Andrew King, president of the New Zealand Property Investor Federation, said the federation was very positive about insulation but said it was of no help if people were too poor to heat their houses.
He believed there were more effective ways to keep houses warm, including heating vouchers and tax deductions on insulation.
Landlords he'd spoken to were worried the WOF would be expensive, unnecessary and that they would almost certainly lead to rent rises.
"The biggest concern is that things are going to be added over time," he said.
Most of the matters raised in the WOFs were covered with other legislation, such as health and safety and the building code. One of the requirements was to have a working toilet.
"What tenant is going to rent a house without a working toilet?"
Bennett said WOF inspections were still expected to cost about $200 but two of the things that needed to be discussed was how often the assessments should happen and whether there would be enough assessors. Leigh Featherstone, director of the Green Building Council's Homestar rating programme, said he was unsurprised by the field trial's failure rate and the group now had a "good handle" on what worked.

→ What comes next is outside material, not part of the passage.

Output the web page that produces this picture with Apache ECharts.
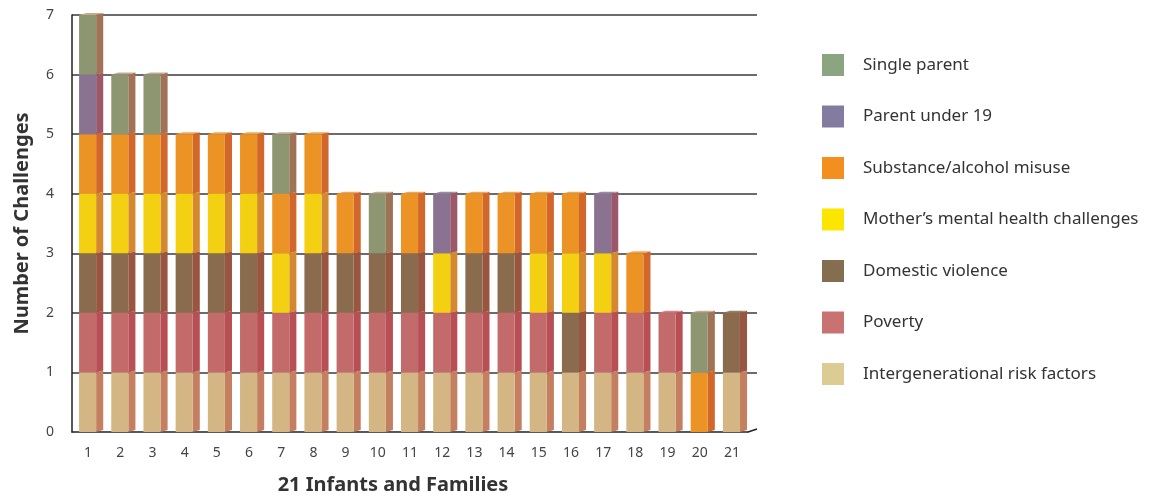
<!DOCTYPE html>
<html>
<head>
<meta charset="utf-8">
<script src="https://cdn.jsdelivr.net/npm/echarts@6/dist/echarts.min.js"></script>
<style>
  html, body { margin: 0; padding: 0; background: #fff; }
  #chart { width: 1150px; height: 493px; }
</style>
</head>
<body>
<div id="chart"></div>
<script>
// families on the x axis
const families = ['1','2','3','4','5','6','7','8','9','10','11','12','13','14','15','16','17','18','19','20','21'];

// 1 = family has this challenge, stacked bottom -> top in this order
const intergenerational = [1,1,1,1,1,1,1,1,1,1,1,1,1,1,1,1,1,1,1,0,1];
const poverty           = [1,1,1,1,1,1,1,1,1,1,1,1,1,1,1,0,1,1,1,0,0];
const domesticViolence  = [1,1,1,1,1,1,0,1,1,1,1,0,1,1,0,1,0,0,0,0,1];
const mentalHealth      = [1,1,1,1,1,1,1,1,0,0,0,1,0,0,1,1,1,0,0,0,0];
const substance         = [1,1,1,1,1,1,1,1,1,0,1,0,1,1,1,1,0,1,0,1,0];
const parentUnder19     = [1,0,0,0,0,0,0,0,0,0,0,1,0,0,0,0,1,0,0,0,0];
const singleParent      = [1,1,1,0,0,0,1,0,0,1,0,0,0,0,0,0,0,0,0,1,0];

const yTicks = [0, 7, 1]; // min, max, interval

const layers = [
  { name: 'Intergenerational risk factors', data: intergenerational, legend: '#dccb93', front: '#d4b584', side: '#c47e60', top: '#e2cba2' },
  { name: 'Poverty', data: poverty, legend: '#c87272', front: '#c36b6b', side: '#b84f55', top: '#d08484' },
  { name: 'Domestic violence', data: domesticViolence, legend: '#846e4f', front: '#8a6b4e', side: '#9a5541', top: '#9c7e62' },
  { name: "Mother\u2019s mental health challenges", data: mentalHealth, legend: '#fce600', front: '#f3d012', side: '#d4882f', top: '#f7dc4a' },
  { name: 'Substance/alcohol misuse', data: substance, legend: '#f28f1f', front: '#eb9324', side: '#d2672c', top: '#efa650' },
  { name: 'Parent under 19', data: parentUnder19, legend: '#847ba0', front: '#8a7390', side: '#9c5868', top: '#9e88a4' },
  { name: 'Single parent', data: singleParent, legend: '#8aa57f', front: '#8e9571', side: '#a07357', top: '#c9a890' }
];

const chart = echarts.init(document.getElementById('chart'));

// running stack per family
const base = families.map(() => 0);

function makeRender(layer) {
  return function (params, api) {
    const lo = api.coord([api.value(0), api.value(1)]);
    const hi = api.coord([api.value(0), api.value(2)]);
    const band = api.size([1, 0])[0];
    const fw = band * 0.53;
    const sw = band * 0.22;
    const lift = 2;
    const x0 = lo[0] - band * 0.28;
    const x1 = x0 + fw;
    const yb = lo[1];
    const yt = hi[1];
    return {
      type: 'group',
      children: [
        {
          type: 'polygon',
          shape: { points: [[x1, yt], [x1 + sw, yt - lift], [x1 + sw, yb - lift], [x1, yb]] },
          style: { fill: layer.side }
        },
        {
          type: 'polygon',
          shape: { points: [[x0, yt], [x0 + sw, yt - lift], [x1 + sw, yt - lift], [x1, yt]] },
          style: { fill: layer.top }
        },
        {
          type: 'rect',
          shape: { x: x0, y: yt, width: fw, height: yb - yt },
          style: { fill: layer.front }
        }
      ]
    };
  };
}

const series = layers.map(function (layer) {
  const rows = [];
  layer.data.forEach(function (v, i) {
    if (v > 0) {
      rows.push([i, base[i], base[i] + v]);
      base[i] += v;
    }
  });
  return {
    name: layer.name,
    type: 'custom',
    xAxisIndex: 0,
    yAxisIndex: 0,
    itemStyle: { color: layer.legend },
    renderItem: makeRender(layer),
    encode: { x: 0, y: [1, 2] },
    data: rows
  };
});

chart.setOption({
  animation: false,
  textStyle: { fontFamily: 'Noto Sans' },
  legend: {
    orient: 'vertical',
    left: 822,
    top: 54,
    padding: 0,
    itemWidth: 22,
    itemHeight: 22,
    itemGap: 29.5,
    icon: 'rect',
    data: layers.map(l => l.name).reverse(),
    textStyle: { fontSize: 17, color: '#333', padding: [0, 0, 0, 14], fontFamily: 'Noto Sans' }
  },
  grid: [
    { left: 72, right: 402, top: 15, bottom: 61, outerBoundsMode: 'none' },
    { left: 72, right: 393, top: 15, bottom: 61, outerBoundsMode: 'none' }
  ],
  xAxis: [
    {
      type: 'category',
      gridIndex: 0,
      data: families,
      name: '21 Infants and Families',
      nameLocation: 'middle',
      nameGap: 43,
      nameTextStyle: { fontSize: 20, fontWeight: 'bold', color: '#333', padding: [0, 34, 0, 0] },
      axisLine: { lineStyle: { color: '#222', width: 1.5 } },
      axisTick: { show: false },
      axisLabel: { fontSize: 14, color: '#444', margin: 14 }
    },
    { type: 'value', gridIndex: 1, show: false, min: 0, max: 1 }
  ],
  yAxis: [
    {
      type: 'value',
      gridIndex: 0,
      min: yTicks[0],
      max: yTicks[1],
      interval: yTicks[2],
      name: 'Number of Challenges',
      nameLocation: 'middle',
      nameGap: 40,
      nameTextStyle: { fontSize: 20, fontWeight: 'bold', color: '#333' },
      axisLine: { show: true, lineStyle: { color: '#222', width: 1.5 } },
      axisTick: { show: false },
      axisLabel: { fontSize: 14, color: '#444', margin: 18 },
      splitLine: { show: false }
    },
    {
      type: 'value',
      gridIndex: 1,
      min: yTicks[0],
      max: yTicks[1],
      interval: yTicks[2],
      axisLine: { show: false },
      axisTick: { show: false },
      axisLabel: { show: false },
      splitLine: { show: true, showMinLine: false, lineStyle: { color: '#3a3a3a', width: 1.5 } }
    }
  ],
  graphic: [
    {
      type: 'polyline',
      shape: { points: [[748, 432], [757, 429]] },
      style: { stroke: '#222', lineWidth: 1.5, fill: null }
    }
  ],
  series: series
});
</script>
</body>
</html>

"We probably put more criteria into the assessment than we're actually going to go forward with, and the reason for that is, you have to select the ones that are going to be the most effective and practical to implement."
However, he took a dim view of those who said ceiling and underfloor insulation would be too hard to impose on the country's 400,000 or so rental houses.
"Landlords are taking rents and they should be providing a home that's fit for purpose to live in. And I think there's no doubt about it, the general standard we expect now is that a home is well insulated."